Information provided -
══════════

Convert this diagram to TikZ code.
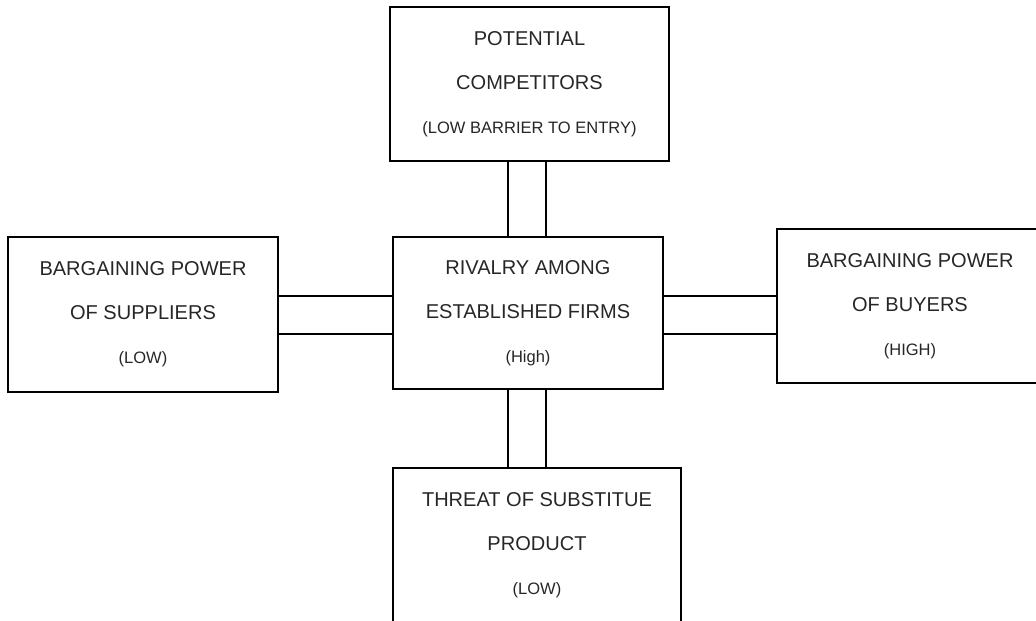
\documentclass[tikz,border=0pt]{standalone}
\usepackage{fontspec}
\setmainfont{Liberation Sans}
\newcommand{\ratetext}[1]{{\fontsize{9.4}{12}\selectfont #1}}
\begin{document}
\begin{tikzpicture}[
    x=0.02cm, y=-0.02cm,
    force/.style={rectangle, draw=black, line width=0.9pt, align=center,
        text=black!85, inner sep=0pt,
        font=\fontsize{11.4}{25}\selectfont},
    edge/.style={line width=0.9pt, -}
]
    \useasboundingbox (0,0) rectangle (1036,621);
    \clip (0,0) rectangle (1036,621);
    \node[force, minimum width=5.58cm, minimum height=3.08cm] (entrants) at (529.5,84)
        {POTENTIAL\\COMPETITORS\\\ratetext{(LOW BARRIER TO ENTRY)}};
    \node[force, minimum width=5.4cm, minimum height=3.04cm] (rivalry) at (528,313)
        {RIVALRY AMONG\\ESTABLISHED FIRMS\\\ratetext{(High)}};
    \node[force, minimum width=5.4cm, minimum height=3.1cm] (suppliers) at (143,314.5)
        {BARGAINING POWER\\OF SUPPLIERS\\\ratetext{(LOW)}};
    \node[force, minimum width=5.32cm, minimum height=3.08cm] (buyers) at (910,306)
        {BARGAINING POWER\\OF BUYERS\\\ratetext{(HIGH)}};
    \node[force, minimum width=5.76cm, minimum height=3.08cm] (substitutes) at (537,545)
        {THREAT OF SUBSTITUE\\PRODUCT\\\ratetext{(LOW)}};
    \draw[edge] ([xshift=-0.4cm]rivalry.north) -- ([xshift=-0.4cm]rivalry.north |- entrants.south);
    \draw[edge] ([xshift=0.36cm]rivalry.north) -- ([xshift=0.36cm]rivalry.north |- entrants.south);
    \draw[edge] ([xshift=-0.4cm]rivalry.south) -- ([xshift=-0.4cm]rivalry.south |- substitutes.north);
    \draw[edge] ([xshift=0.36cm]rivalry.south) -- ([xshift=0.36cm]rivalry.south |- substitutes.north);
    \draw[edge] ([yshift=0.34cm]rivalry.west) -- ([yshift=0.34cm]rivalry.west -| suppliers.east);
    \draw[edge] ([yshift=-0.42cm]rivalry.west) -- ([yshift=-0.42cm]rivalry.west -| suppliers.east);
    \draw[edge] ([yshift=0.34cm]rivalry.east) -- ([yshift=0.34cm]rivalry.east -| buyers.west);
    \draw[edge] ([yshift=-0.42cm]rivalry.east) -- ([yshift=-0.42cm]rivalry.east -| buyers.west);
\end{tikzpicture}
\end{document}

══════════

Your instructions - Retype each line of the listing above word for word. Exclude the pictures.

Exercise solution -
Convert this diagram to TikZ code.
\documentclass[tikz,border=0pt]{standalone}
\usepackage{fontspec}
\setmainfont{Liberation Sans}
\newcommand{\ratetext}[1]{{\fontsize{9.4}{12}\selectfont #1}}
\begin{document}
\begin{tikzpicture}[
    x=0.02cm, y=-0.02cm,
    force/.style={rectangle, draw=black, line width=0.9pt, align=center,
        text=black!85, inner sep=0pt,
        font=\fontsize{11.4}{25}\selectfont},
    edge/.style={line width=0.9pt, -}
]
    \useasboundingbox (0,0) rectangle (1036,621);
    \clip (0,0) rectangle (1036,621);
    \node[force, minimum width=5.58cm, minimum height=3.08cm] (entrants) at (529.5,84)
        {POTENTIAL\\COMPETITORS\\\ratetext{(LOW BARRIER TO ENTRY)}};
    \node[force, minimum width=5.4cm, minimum height=3.04cm] (rivalry) at (528,313)
        {RIVALRY AMONG\\ESTABLISHED FIRMS\\\ratetext{(High)}};
    \node[force, minimum width=5.4cm, minimum height=3.1cm] (suppliers) at (143,314.5)
        {BARGAINING POWER\\OF SUPPLIERS\\\ratetext{(LOW)}};
    \node[force, minimum width=5.32cm, minimum height=3.08cm] (buyers) at (910,306)
        {BARGAINING POWER\\OF BUYERS\\\ratetext{(HIGH)}};
    \node[force, minimum width=5.76cm, minimum height=3.08cm] (substitutes) at (537,545)
        {THREAT OF SUBSTITUE\\PRODUCT\\\ratetext{(LOW)}};
    \draw[edge] ([xshift=-0.4cm]rivalry.north) -- ([xshift=-0.4cm]rivalry.north |- entrants.south);
    \draw[edge] ([xshift=0.36cm]rivalry.north) -- ([xshift=0.36cm]rivalry.north |- entrants.south);
    \draw[edge] ([xshift=-0.4cm]rivalry.south) -- ([xshift=-0.4cm]rivalry.south |- substitutes.north);
    \draw[edge] ([xshift=0.36cm]rivalry.south) -- ([xshift=0.36cm]rivalry.south |- substitutes.north);
    \draw[edge] ([yshift=0.34cm]rivalry.west) -- ([yshift=0.34cm]rivalry.west -| suppliers.east);
    \draw[edge] ([yshift=-0.42cm]rivalry.west) -- ([yshift=-0.42cm]rivalry.west -| suppliers.east);
    \draw[edge] ([yshift=0.34cm]rivalry.east) -- ([yshift=0.34cm]rivalry.east -| buyers.west);
    \draw[edge] ([yshift=-0.42cm]rivalry.east) -- ([yshift=-0.42cm]rivalry.east -| buyers.west);
\end{tikzpicture}
\end{document}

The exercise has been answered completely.